SS: It has been very difficult to avoid taking cheap shots, although I have probably stooped down to that level once or twice. I do want to be very clear that this isn’t an anti-suburban rant. I hope that the project leaves viewers in a space to make their own conclusions.

TOJ: For me, I struggled to see the beauty in the Grabenhofers’ world, particularly due to the economy and how the collapse of it has been, in part, caused by the ambitious, demanding American dream. How was it for you then and how is it for you now?

SS: As a photographer, I love the mundane and I adore irony. Suburban life is rich in both.

Last year, Ed Grabenhofer was laid off from his job, and I selfishly thought, “Wow! What if the Grabenhofers lost their house due to foreclosure and they had to move out just like the Cagwins moved out.
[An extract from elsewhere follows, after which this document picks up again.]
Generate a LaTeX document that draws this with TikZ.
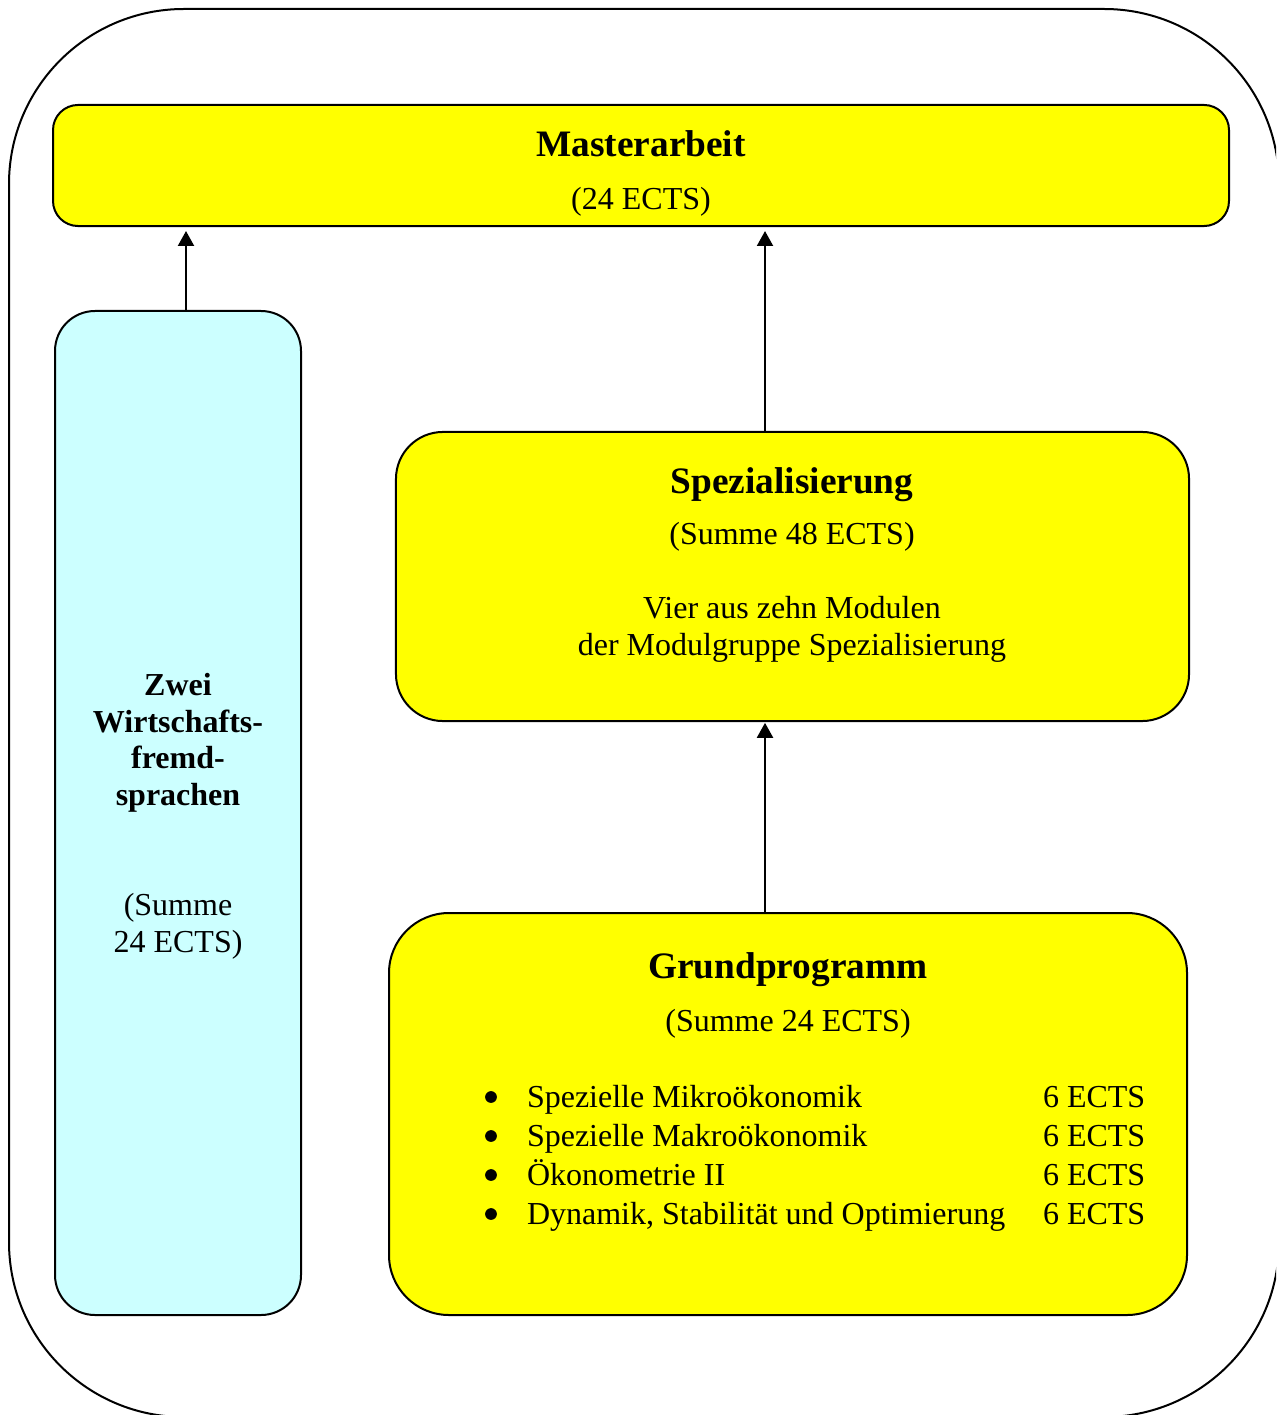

What incredible symmetry that would be!”

But I love the Grabenhofers, so I felt really bad about thinking that, although I have openly joked with Ed about my initial reaction. He doesn’t find it quite as ironic as I do.

TOJ: The emotional content—tragedy, loss, devastation, unconscious anger, renewal, expectancy—of these photos is heightened by the futility and ephemerality of both worlds—would you agree? If yes, why document these troubling things? If not, what was the emotional content you intended?

SS: Above all, I consider my project to be a historical document. An unabashed view of everyday life that many photographers think is not glamorous enough to document. I hope that the work shows the small dramas of daily life that we all face but are rarely frozen and held up for examination. This is more real than anything that I have ever photographed and probably ever will.

On an emotional level, I want people to examine their own lives and prioritize what really is important. Society in general works very hard at perfecting perception but not reality. As long as our lives look good from the outside, it doesn’t really matter what really is going on behind closed doors. That is what is truly sad.